Blue Ridge Bankshares announced that the Office of the Comptroller of the Currency has terminated the Consent Order that had been in effect since January 24, 2024. The order had imposed a leverage ratio of 10% and a total capital ratio of 13%, higher than the well‑capitalized benchmark, and required the bank to strengthen controls over third‑party relationships, Bank Secrecy Act (BSA)/Anti‑Money Laundering (AML) procedures, and information technology risk management.
The Consent Order was issued after the OCC identified systemic weaknesses in Blue Ridge’s BSA/AML program, including inadequate independent testing, insufficient staffing, and control failures linked to fintech third‑party partners. To satisfy the order, the bank increased its capital buffers, implemented a comprehensive remediation plan, and overhauled its risk‑management framework.

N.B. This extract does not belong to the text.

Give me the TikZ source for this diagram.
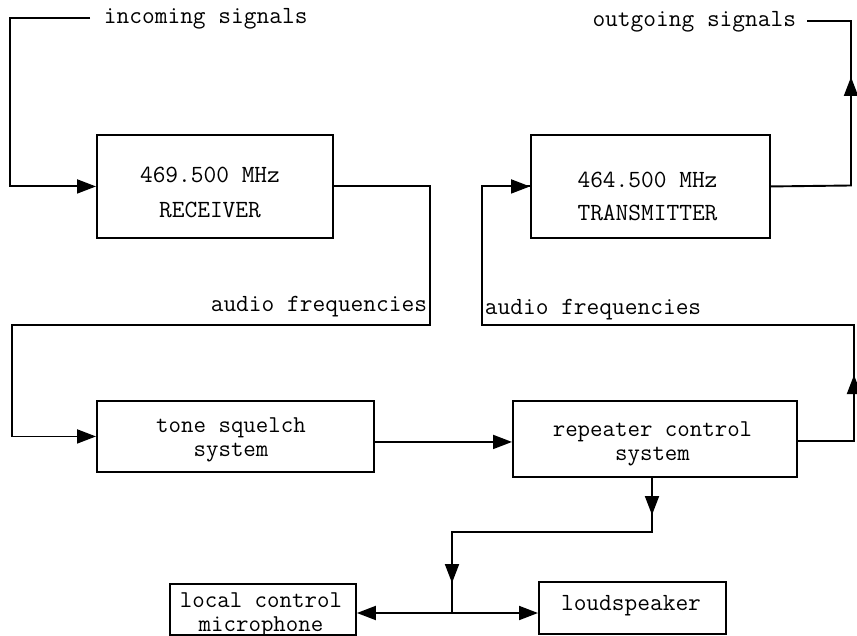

Management reported that the bank’s leverage ratio now stands at 10.2% and its total capital ratio at 13.5%, comfortably above the thresholds set by the OCC.
CEO G. William Beale said the relief is a testament to the team’s hard work and expertise. He noted that the bank’s focus on community banking has driven the decision to exit its fintech BaaS and mortgage‑banking divisions, allowing it to concentrate resources on deposit growth and local lending. The termination removes regulatory constraints that previously limited the bank’s ability to expand deposit and loan portfolios, thereby enhancing operational flexibility.
In addition to the regulatory relief, Blue Ridge announced a special cash dividend of $0.25 per share payable on November 21, 2025, and a $15 million share‑repurchase program. These actions signal confidence in the bank’s cash‑flow position and provide shareholders with additional value while the bank continues to invest in its core community‑banking operations.
The market has shown positive momentum in the six months leading up to the announcement, reflecting investor optimism about the bank’s strategic shift and regulatory progress. While some analysts remain cautious about the bank’s profitability trajectory, the termination of the Consent Order removes a significant compliance burden and positions Blue Ridge to pursue growth opportunities in its key markets.